### Exercise aim
Repeat the span of the entries below that starts at the line with "Reproduce this chart with matplotlib." and ends at the line with "from matplotlib.transforms import", nothing more. Skip the pictures.

----------------------------------------

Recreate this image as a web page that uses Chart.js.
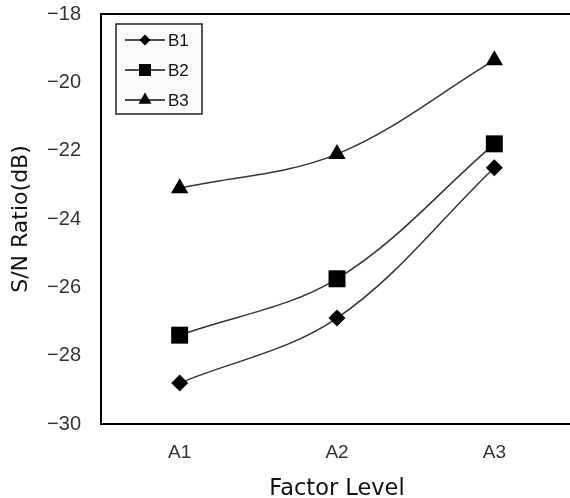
<!DOCTYPE html>
<html>
<head>
<meta charset="utf-8">
<script src="https://cdn.jsdelivr.net/npm/chart.js@4"></script>
<style>
  html, body { margin: 0; padding: 0; background: #fff; overflow: hidden; }
  #wrap { width: 570px; height: 498px; overflow: hidden; }
</style>
</head>
<body>
<div id="wrap"><canvas id="chart" width="585" height="498"></canvas></div>
<script>
// values
const levels = ['A1', 'A2', 'A3'];
const b1 = [-28.8, -26.9, -22.5];
const b2 = [-27.4, -25.75, -21.8];
const b3 = [-23.1, -22.1, -19.35];
const yTicks = [-30, -28, -26, -24, -22, -20, -18];

const tickFam = '"Liberation Sans", Arial, sans-serif';
const titleFam = '"DejaVu Sans", sans-serif';

// frame round the plot area (right side falls outside the picture)
const frame = {
  id: 'frame',
  afterDatasetsDraw(chart) {
    const { ctx, chartArea: a } = chart;
    ctx.save();
    ctx.strokeStyle = '#000';
    ctx.lineWidth = 2;
    ctx.strokeRect(a.left, a.top, a.right - a.left, a.bottom - a.top);
    ctx.restore();
  }
};

// boxed legend in the upper left corner of the plot
const boxLegend = {
  id: 'boxLegend',
  afterDraw(chart) {
    const ctx = chart.ctx;
    const x0 = 116, y0 = 24, w = 86, h = 90;
    ctx.save();
    ctx.fillStyle = '#fbfbfb';
    ctx.fillRect(x0, y0, w, h);
    ctx.strokeStyle = '#222';
    ctx.lineWidth = 1.5;
    ctx.strokeRect(x0, y0, w, h);
    chart.data.datasets.forEach((ds, i) => {
      const y = y0 + 16 + i * 30;
      ctx.strokeStyle = '#111';
      ctx.lineWidth = 1.3;
      ctx.beginPath();
      ctx.moveTo(125, y);
      ctx.lineTo(165, y);
      ctx.stroke();
      ctx.fillStyle = '#000';
      ctx.strokeStyle = '#000';
      Chart.helpers.drawPoint(ctx, {
        pointStyle: ds.pointStyle, radius: ds.legendRadius, rotation: 0, borderWidth: 0
      }, 145, y);
      ctx.fillStyle = '#111';
      ctx.font = '17px ' + tickFam;
      ctx.textAlign = 'left';
      ctx.textBaseline = 'middle';
      ctx.fillText(ds.label, 168, y + 1);
    });
    ctx.restore();
  }
};

const common = {
  borderColor: '#333',
  borderWidth: 1.5,
  pointBackgroundColor: '#000',
  pointBorderColor: '#000',
  pointBorderWidth: 0,
  tension: 0.35,
  fill: false
};

new Chart(document.getElementById('chart'), {
  type: 'line',
  data: {
    labels: levels,
    datasets: [
      { ...common, label: 'B1', data: b1, pointStyle: 'rectRot', pointRadius: 8.5, legendRadius: 5.5 },
      { ...common, label: 'B2', data: b2, pointStyle: 'rect', pointRadius: 12, legendRadius: 8.5 },
      { ...common, label: 'B3', data: b3, pointStyle: 'triangle', pointRadius: 10, legendRadius: 7.5 }
    ]
  },
  options: {
    responsive: false,
    animation: false,
    layout: { padding: 0 },
    scales: {
      x: {
        offset: true,
        grid: { display: false, drawTicks: false },
        border: { display: false },
        ticks: { color: '#333', font: { family: tickFam, size: 19 }, padding: 17 },
        title: {
          display: true, text: 'Factor Level', color: '#111',
          font: { family: titleFam, size: 22.5, lineHeight: 1 }, padding: { top: 0, bottom: -2 }
        },
        afterFit(scale) {
          scale.height = 74;
          scale.paddingLeft = 0;
          scale.paddingRight = 0;
        }
      },
      y: {
        min: -30,
        max: -18,
        afterBuildTicks(scale) { scale.ticks = yTicks.map(v => ({ value: v })); },
        grid: { display: false, drawTicks: false },
        border: { display: false },
        ticks: {
          color: '#333', font: { family: tickFam, size: 20 }, padding: 20,
          callback: v => String(v).replace('-', '\u2212')
        },
        title: {
          display: true, text: 'S/N Ratio(dB)', color: '#111',
          font: { family: titleFam, size: 22, lineHeight: 1 }, padding: { top: 10, bottom: 0 }
        },
        afterFit(scale) {
          scale.width = 101;
          scale.paddingTop = 14;
          scale.paddingBottom = 0;
        }
      }
    },
    plugins: {
      legend: { display: false },
      tooltip: { enabled: false }
    }
  },
  plugins: [frame, boxLegend]
});
</script>
</body>
</html>
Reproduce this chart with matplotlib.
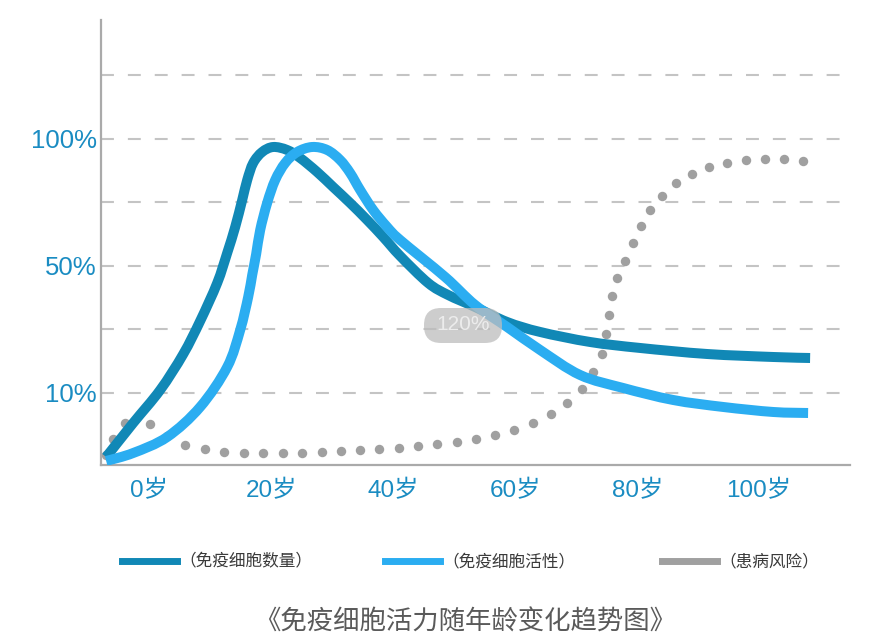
import matplotlib
matplotlib.use("Agg")
import numpy as np
import matplotlib.pyplot as plt
from matplotlib.lines import Line2D
from matplotlib.patches import FancyBboxPatch, PathPatch
from matplotlib.path import Path
from matplotlib.transforms import IdentityTransform

# ---------------- data (age in years, value in grid levels) ----------------
count_age = [-7.05, -2.62, 1.80, 5.57, 8.36, 11.15, 12.79, 14.10, 15.25, 16.07,
             17.05, 18.52, 20.33, 22.62, 24.75, 27.54, 30.16, 32.95, 35.74, 38.36,
             41.15, 45.74, 49.02, 53.44, 58.69, 64.10, 72.30, 80.49, 91.48, 102.30,
             108.36]
count_val = [-0.008, 0.528, 1.047, 1.610, 2.134, 2.732, 3.205, 3.614, 4.039, 4.354,
             4.622, 4.795, 4.874, 4.827, 4.701, 4.480, 4.244, 3.992, 3.724, 3.457,
             3.157, 2.732, 2.543, 2.354, 2.118, 1.961, 1.803, 1.709, 1.614, 1.567,
             1.551]

activity_age = [-7.05, -2.62, 2.95, 8.36, 12.79, 14.92, 16.23, 16.89, 17.54, 18.20,
                19.34, 20.66, 22.30, 24.26, 26.72, 29.18, 31.31, 32.95, 34.59, 36.72,
                39.02, 41.15, 48.52, 53.44, 58.69, 64.10, 70.66, 77.70, 85.90, 94.10,
                102.30, 108.03]
activity_val = [-0.071, 0.055, 0.307, 0.780, 1.409, 1.992, 2.512, 2.858, 3.189, 3.567,
                3.992, 4.354, 4.622, 4.795, 4.874, 4.827, 4.669, 4.465, 4.197, 3.882,
                3.614, 3.409, 2.827, 2.386, 2.039, 1.677, 1.283, 1.079, 0.890, 0.780,
                0.701, 0.685]

risk_age = [-7.05, -5.90, -3.93, 0.16, 2.95, 5.90, 9.18, 12.30, 15.57, 18.69,
            21.97, 25.08, 28.36, 31.48, 34.59, 37.70, 40.98, 44.10, 47.21, 50.49,
            53.61, 56.72, 59.84, 62.95, 65.90, 68.52, 70.98, 72.79, 74.26, 74.92,
            75.41, 75.90, 76.72, 78.03, 79.34, 80.66, 82.13, 84.10, 86.39, 89.02,
            91.80, 94.75, 97.87, 100.98, 104.10, 107.21]
risk_val = [0.024, 0.276, 0.528, 0.512, 0.323, 0.181, 0.118, 0.071, 0.055, 0.055,
            0.055, 0.055, 0.071, 0.087, 0.102, 0.118, 0.134, 0.165, 0.197, 0.228,
            0.276, 0.339, 0.417, 0.528, 0.669, 0.843, 1.063, 1.331, 1.614, 1.929,
            2.228, 2.528, 2.811, 3.079, 3.362, 3.630, 3.882, 4.102, 4.307, 4.449,
            4.559, 4.622, 4.669, 4.685, 4.685, 4.654]

x_ticks = [0, 20, 40, 60, 80, 100]
x_tick_labels = ["0岁", "20岁", "40岁", "60岁", "80岁", "100岁"]
y_ticks = [1, 3, 5]
y_tick_labels = ["10%", "50%", "100%"]
grid_levels = [1, 2, 3, 4, 5, 6]

series_names = ["（免疫细胞数量）", "（免疫细胞活性）", "（患病风险）"]
title = "《免疫细胞活力随年龄变化趋势图》"

# ---------------- style ----------------
C_COUNT = "#1188b6"
C_ACT = "#2badf1"
C_RISK = "#a0a0a0"
C_TICK = "#1a8cc2"
CJK = ["Noto Sans CJK SC", "DejaVu Sans"]
NUM = ["Liberation Sans", "Noto Sans CJK SC"]


def smooth_path(xs, ys):
    """Catmull-Rom curve through the given points, as cubic Bezier path."""
    p = np.column_stack([xs, ys]).astype(float)
    n = len(p)
    verts = [p[0]]
    codes = [Path.MOVETO]
    for i in range(n - 1):
        p0 = p[i - 1] if i > 0 else p[i]
        p1, p2 = p[i], p[i + 1]
        p3 = p[i + 2] if i + 2 < n else p[i + 1]
        c1 = p1 + (p2 - p0) / 6.0
        c2 = p2 - (p3 - p1) / 6.0
        verts += [c1, c2, p2]
        codes += [Path.CURVE4] * 3
    return Path(verts, codes)


fig = plt.figure(figsize=(8.86, 6.41), dpi=100)
fig.patch.set_facecolor("white")
ax = fig.add_axes([101 / 886, 1 - 465 / 641, (850 - 101) / 886, (465 - 20) / 641])
ax.set_xlim(-7.9, 114.9)
ax.set_ylim(-0.134, 6.874)

for g in grid_levels:
    ax.axhline(g, color="#c4c4c4", lw=1.5, dashes=(6.2, 6.7), zorder=1)

ax.plot(risk_age, risk_val, linestyle="none", marker="o", ms=6.8,
        color=C_RISK, mec="none", zorder=2)
for xs, ys, col, z in [(count_age, count_val, C_COUNT, 3),
                       (activity_age, activity_val, C_ACT, 4)]:
    patch = PathPatch(smooth_path(xs, ys), facecolor="none", edgecolor=col,
                      lw=7.2, capstyle="butt", joinstyle="round",
                      transform=ax.transData, zorder=z)
    ax.add_patch(patch)

for s in ["top", "right"]:
    ax.spines[s].set_visible(False)
for s in ["left", "bottom"]:
    ax.spines[s].set_color("#aaaaaa")
    ax.spines[s].set_linewidth(1.6)

ax.set_xticks(x_ticks)
ax.set_xticklabels(x_tick_labels, family=NUM, fontsize=17.5, color=C_TICK)
ax.set_yticks(y_ticks)
ax.set_yticklabels(y_tick_labels, family=NUM, fontsize=18.5, color=C_TICK)
ax.tick_params(axis="x", length=0, pad=11)
ax.tick_params(axis="y", length=0, pad=3)

# legends (three separate entries)
handles = [Line2D([], [], color=C_COUNT, lw=5),
           Line2D([], [], color=C_ACT, lw=5),
           Line2D([], [], color=C_RISK, lw=5)]
leg_x = [122, 385, 662]
for h, name, lx in zip(handles, series_names, leg_x):
    lg = fig.legend(handles=[h], labels=[name], loc="center left",
                    bbox_to_anchor=(lx / 886, 1 - 562 / 641), frameon=False,
                    borderpad=0, borderaxespad=0, handlelength=3.3,
                    handletextpad=0.15, prop={"family": CJK, "size": 12})
    for t in lg.get_texts():
        t.set_color("#3a3a3a")

fig.text(465 / 886, 1 - 622 / 641, title, ha="center", va="center",
         family=CJK, fontsize=19, color="#5a5a5a")

# zoom badge overlay seen in the reference
badge = FancyBboxPatch((424, 641 - 343), 78, 35,
                       boxstyle="round,pad=0,rounding_size=17",
                       transform=IdentityTransform(), facecolor="#bdbdbd",
                       edgecolor="none", alpha=0.75, zorder=10)
fig.add_artist(badge)
fig.text(463 / 886, 1 - 325 / 641, "120%", ha="center", va="center",
         family=NUM, fontsize=15, color="#ececec", zorder=11)

fig.savefig("out.png", dpi=100)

----------------------------------------

### Written solution
Reproduce this chart with matplotlib.
import matplotlib
matplotlib.use("Agg")
import numpy as np
import matplotlib.pyplot as plt
from matplotlib.lines import Line2D
from matplotlib.patches import FancyBboxPatch, PathPatch
from matplotlib.path import Path
from matplotlib.transforms import IdentityTransform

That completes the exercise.